Senators keep laws in place that say it’s ok for a 16 year old girl to marry a 40 year old man. (Hint – it’s not)
I was kind of surprised to see that while I had my head down in working my real job this afternoon that the bill that would have helped stop legalized sex trafficking failed in the state senate this afternoon.
Did I say legalized sex trafficking? What am I referring to? Senate Bill 156, of course. The measure that proposed to increase the minimum age for marriage to 18 failed on the Senate floor on a vote of 16 for the bill, 19 against.
19 members of the State Senate are ok with this? Really?
Many of the same people who want to demand that every effort be made to ensure that people are 18 and older before they can download apps on a cell phone are just fine with that same 16 year old girl getting married to a 45 year old man? If a 35 year old man is exchanging nude pictures with a 16 year girl, he’s going to go to prison for a while. But, if he marries that same young girl and starts having kids, a majority of the Senate is perfectly ok with that arrangement? Am I missing something? Because typically the older man – and almost always an older man – is not the one who ends up with the bad end of the stick in this deal.

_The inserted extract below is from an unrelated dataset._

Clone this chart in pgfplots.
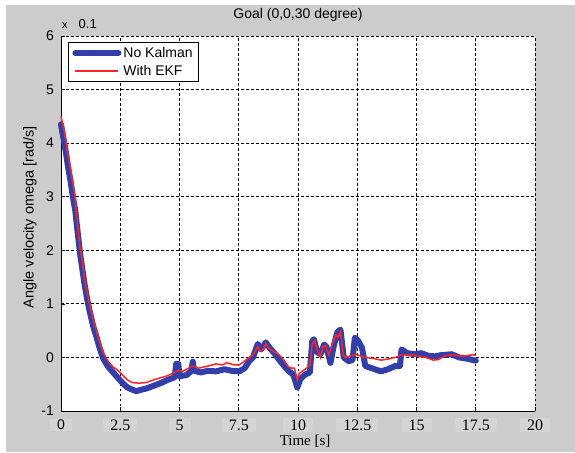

Let me give you a real-life example. My grandmother.
My grandmother was an Iowa girl with an indomitable will growing up in Waterloo Iowa in 1930. She was not going to be told what to do, and one weekend she and her 22 year old boyfriend decided they were going to drive over from Iowa to Illinois to get married. She claimed she was 18. Nobody verified anything at the time, because this was a long time before electronic records. And on the 28th of December in 1931 my grandmother Lanore became a 16 year old bride. From what family stories note, the families were displeased once this came to light, but, what were they going to do? They were married.

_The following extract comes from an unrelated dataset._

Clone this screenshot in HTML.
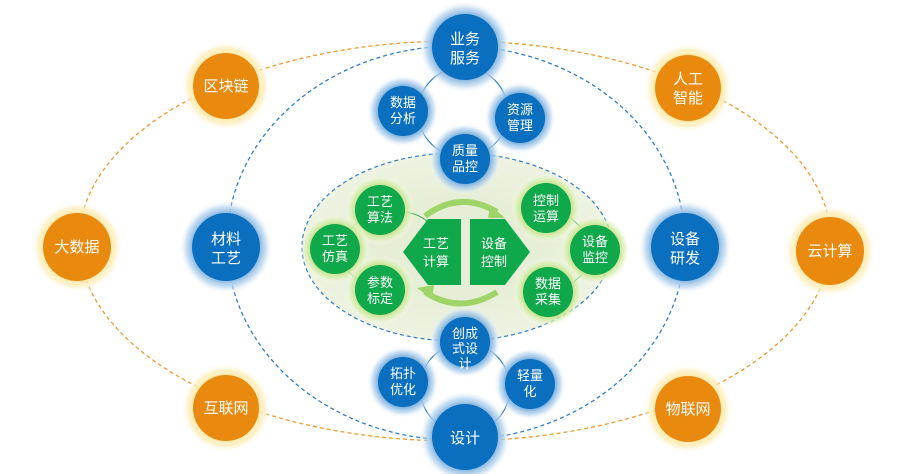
<!DOCTYPE html>
<html><head><meta charset="utf-8"><style>
html,body{margin:0;padding:0;background:#fff;width:909px;height:474px;overflow:hidden}
text{font-family:"Liberation Sans","Noto Sans CJK SC",sans-serif;fill:#fff;text-anchor:middle}
</style></head><body>
<svg width="909" height="474" viewBox="0 0 909 474" xmlns="http://www.w3.org/2000/svg">
<defs>
<radialGradient id="og"><stop offset="0.7" stop-color="#fde7a0"/><stop offset="0.85" stop-color="#feeebb" stop-opacity="0.7"/><stop offset="1" stop-color="#fff" stop-opacity="0"/></radialGradient>
<radialGradient id="bg"><stop offset="0.7" stop-color="#7fb3e0"/><stop offset="0.85" stop-color="#b5d3ee" stop-opacity="0.7"/><stop offset="1" stop-color="#fff" stop-opacity="0"/></radialGradient>
<radialGradient id="gg"><stop offset="0.7" stop-color="#c3e38a"/><stop offset="0.85" stop-color="#dcefb5" stop-opacity="0.7"/><stop offset="1" stop-color="#fff" stop-opacity="0"/></radialGradient>
<radialGradient id="ell" cx="0.5" cy="0.5" r="0.5"><stop offset="0.5" stop-color="#e6eed6"/><stop offset="1" stop-color="#eef3e2"/></radialGradient>
</defs>
<ellipse cx="455" cy="241" rx="376" ry="200" fill="none" stroke="#ef9a2e" stroke-width="1.3" stroke-dasharray="4 3"/>
<ellipse cx="456" cy="243" rx="229" ry="197" fill="none" stroke="#2f7fc8" stroke-width="1.3" stroke-dasharray="4 3"/>
<ellipse cx="457" cy="247" rx="155" ry="94" fill="url(#ell)" stroke="#2f7fc8" stroke-width="1.2" stroke-dasharray="4 3"/>
<circle cx="463" cy="112" r="45" fill="none" stroke="#2f7fc8" stroke-width="1.2"/>
<circle cx="465" cy="388" r="45" fill="none" stroke="#2f7fc8" stroke-width="1.2"/>
<path d="M358 222 Q340 240 335 247 M382 210 Q420 210 430 225 M405 290 Q395 290 380 290 M335 247 Q345 280 380 290" fill="none" stroke="#3aa84f" stroke-width="1"/>
<path d="M545 207 Q580 215 595 250 Q585 285 548 292" fill="none" stroke="#3aa84f" stroke-width="1"/>
<!-- arrows -->
<path d="M425 216 Q460 190 497 212" fill="none" stroke="#9fd468" stroke-width="6"/>
<polygon points="490,205 505,218 488,218" fill="#9fd468"/>
<path d="M497 292 Q460 315 425 292" fill="none" stroke="#9fd468" stroke-width="6"/>
<polygon points="432,299 417,288 434,285" fill="#9fd468"/>
<!-- hexagons -->
<polygon points="428,219 461,219 461,285 428,285 403,252" fill="#0fa84a"/>
<polygon points="470,219 505,219 530,252 505,285 470,285" fill="#0fa84a"/>
<text x="436" y="248" font-size="13">工艺</text><text x="436" y="266" font-size="13">计算</text>
<text x="494" y="248" font-size="13">设备</text><text x="494" y="266" font-size="13">控制</text>
<!-- green nodes -->
<g font-size="13">
<circle cx="380" cy="210" r="35" fill="url(#gg)"/><circle cx="380" cy="210" r="25" fill="#0fa84a"/><text x="380" y="206">工艺</text><text x="380" y="222">算法</text>
<circle cx="335" cy="249" r="35" fill="url(#gg)"/><circle cx="335" cy="249" r="25" fill="#0fa84a"/><text x="335" y="245">工艺</text><text x="335" y="261">仿真</text>
<circle cx="380" cy="290" r="35" fill="url(#gg)"/><circle cx="380" cy="290" r="25" fill="#0fa84a"/><text x="380" y="287">参数</text><text x="380" y="303">标定</text>
<circle cx="546" cy="208" r="35" fill="url(#gg)"/><circle cx="546" cy="208" r="25" fill="#0fa84a"/><text x="546" y="205">控制</text><text x="546" y="221">运算</text>
<circle cx="595" cy="250" r="35" fill="url(#gg)"/><circle cx="595" cy="250" r="25" fill="#0fa84a"/><text x="595" y="246">设备</text><text x="595" y="262">监控</text>
<circle cx="548" cy="292" r="35" fill="url(#gg)"/><circle cx="548" cy="292" r="25" fill="#0fa84a"/><text x="548" y="288">数据</text><text x="548" y="304">采集</text>
</g>
<!-- blue small -->
<g font-size="13">
<circle cx="403" cy="111" r="36" fill="url(#bg)"/><circle cx="403" cy="111" r="25" fill="#0a6fbe"/><text x="403" y="107">数据</text><text x="403" y="123">分析</text>
<circle cx="520" cy="118" r="36" fill="url(#bg)"/><circle cx="520" cy="118" r="25" fill="#0a6fbe"/><text x="520" y="114">资源</text><text x="520" y="130">管理</text>
<circle cx="465" cy="159" r="36" fill="url(#bg)"/><circle cx="465" cy="159" r="25" fill="#0a6fbe"/><text x="465" y="155">质量</text><text x="465" y="171">品控</text>
<circle cx="465" cy="342" r="36" fill="url(#bg)"/><circle cx="465" cy="342" r="25" fill="#0a6fbe"/><text x="465" y="338">创成</text><text x="465" y="353">式设</text><text x="465" y="368">计</text>
<circle cx="403" cy="382" r="36" fill="url(#bg)"/><circle cx="403" cy="382" r="25" fill="#0a6fbe"/><text x="403" y="378">拓扑</text><text x="403" y="394">优化</text>
<circle cx="530" cy="384" r="36" fill="url(#bg)"/><circle cx="530" cy="384" r="25" fill="#0a6fbe"/><text x="530" y="380">轻量</text><text x="530" y="396">化</text>
</g>
<!-- blue large -->
<g font-size="15">
<circle cx="465" cy="47" r="46" fill="url(#bg)"/><circle cx="465" cy="47" r="33" fill="#0a6fbe"/><text x="465" y="44">业务</text><text x="465" y="63">服务</text>
<circle cx="226" cy="247" r="47" fill="url(#bg)"/><circle cx="226" cy="247" r="34" fill="#0a6fbe"/><text x="226" y="244">材料</text><text x="226" y="263">工艺</text>
<circle cx="685" cy="247" r="47" fill="url(#bg)"/><circle cx="685" cy="247" r="34" fill="#0a6fbe"/><text x="685" y="244">设备</text><text x="685" y="263">研发</text>
<circle cx="465" cy="437" r="46" fill="url(#bg)"/><circle cx="465" cy="437" r="33" fill="#0a6fbe"/><text x="465" y="443">设计</text>
</g>
<!-- orange -->
<g font-size="15">
<circle cx="226" cy="86" r="45" fill="url(#og)"/><circle cx="226" cy="86" r="33" fill="#e98a0f"/><text x="226" y="91">区块链</text>
<circle cx="688" cy="88" r="45" fill="url(#og)"/><circle cx="688" cy="88" r="33" fill="#e98a0f"/><text x="688" y="84">人工</text><text x="688" y="103">智能</text>
<circle cx="77" cy="247" r="46" fill="url(#og)"/><circle cx="77" cy="247" r="34" fill="#e98a0f"/><text x="77" y="252">大数据</text>
<circle cx="830" cy="251" r="46" fill="url(#og)"/><circle cx="830" cy="251" r="34" fill="#e98a0f"/><text x="830" y="256">云计算</text>
<circle cx="226" cy="408" r="45" fill="url(#og)"/><circle cx="226" cy="408" r="33" fill="#e98a0f"/><text x="226" y="413">互联网</text>
<circle cx="688" cy="409" r="45" fill="url(#og)"/><circle cx="688" cy="409" r="33" fill="#e98a0f"/><text x="688" y="414">物联网</text>
</g>
</svg>
</body></html>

A year later, grandma was giving birth to one of my aunts. By the time she was 22, she’d had three kids, with much of their marriage spent with a husband who joined the military and ended up overseas for much of WWII. In time the war was over and married life continued, what seemed like a good idea when she was 16 left her divorced at age 34 with three kids.
She got married again right away in 1950. But in a story that was never mentioned for many decades, the two youngest including my mom ended up living down the street with neighbors, as the new husband didn’t have an interest in the three kids that came along with the marriage. For better or worse, possibly for the better, he dropped dead of a heart attack leaving this once child bride not just divorced but also widowed by 35. The daughters still there were able to come home.
Thankfully, things stabilized with a third marriage a few years later to the person I and my cousins always grew up knowing as our grandfather. But the whole point is that despite some who try to say that’s what we did “way back when,” child brides could still bounce around from crappy situation to crappy situation, with a chunk of that burden coming back on the kids. It wasn’t abusive to my knowledge. But by the same token, it’s not something that any of us would refer to as “good.” Child marriage is not something that should be romanticized.
Yet, here we are, nearly 100 years later after my grandmother did it, supposedly 100 years better educated and more enlightened. And we still have people fooled by some illusion, whether hypnotized by religion or weirdly romanticized notions of the past that try to find justifications for marrying off 16 year old girls to older men like they are Irish Traveller brides.
There is not one of us who would say we don’t want to protect our kids. But as noted above, in the same breath, coming out of the same people’s mouths there are just too many who say kids should not be exposed to certain scandalous ideas in high school libraries, or have a remote possibility of looking at naughty pictures on-line, yet they are happy to cast a vote saying it’s ok that a 16 year old girl should be able to get married to their 29 year old boyfriend…. because they have a license from the state that says it’s somehow ok?
As one study noted, Some 60,000 marriages since 2000 occurred at an age or spousal age difference that should have been considered a sex crime. In about 88% of those marriages, the marriage license became a “get out of jail free” card for a would-be rapist under state law that specifically allowed within marriage what would otherwise be considered statutory rape.
People might think I’m using girls as an example too much. But look at the statistics. There really aren’t roving packs of cougars out trying to marry 16 year old boys. Of the child marriages that take place, 86% involve minor girls to 14% boys.
And if you listened to the testimony in committee, once they get into those situations and they try to escape, state laws make it near impossible for them to get out. A 16 year old typically can’t go to a women’s shelter. They cannot enter into a contract with an attorney to initiate a legal proceeding, because they’re a minor. Even better, many times minors who leave home to escape from an abusive spouse or impending forced marriage are typically considered runaways.
If you want to go read a good reference at what South Dakota just voted to continue to do to our daughters, the website Unchained at Last has more information than you might have ever wanted to read on the type of child-trafficking that the State Senate voted today to allow to continue in South Dakota.
We can do better for our daughters. And today, we should have.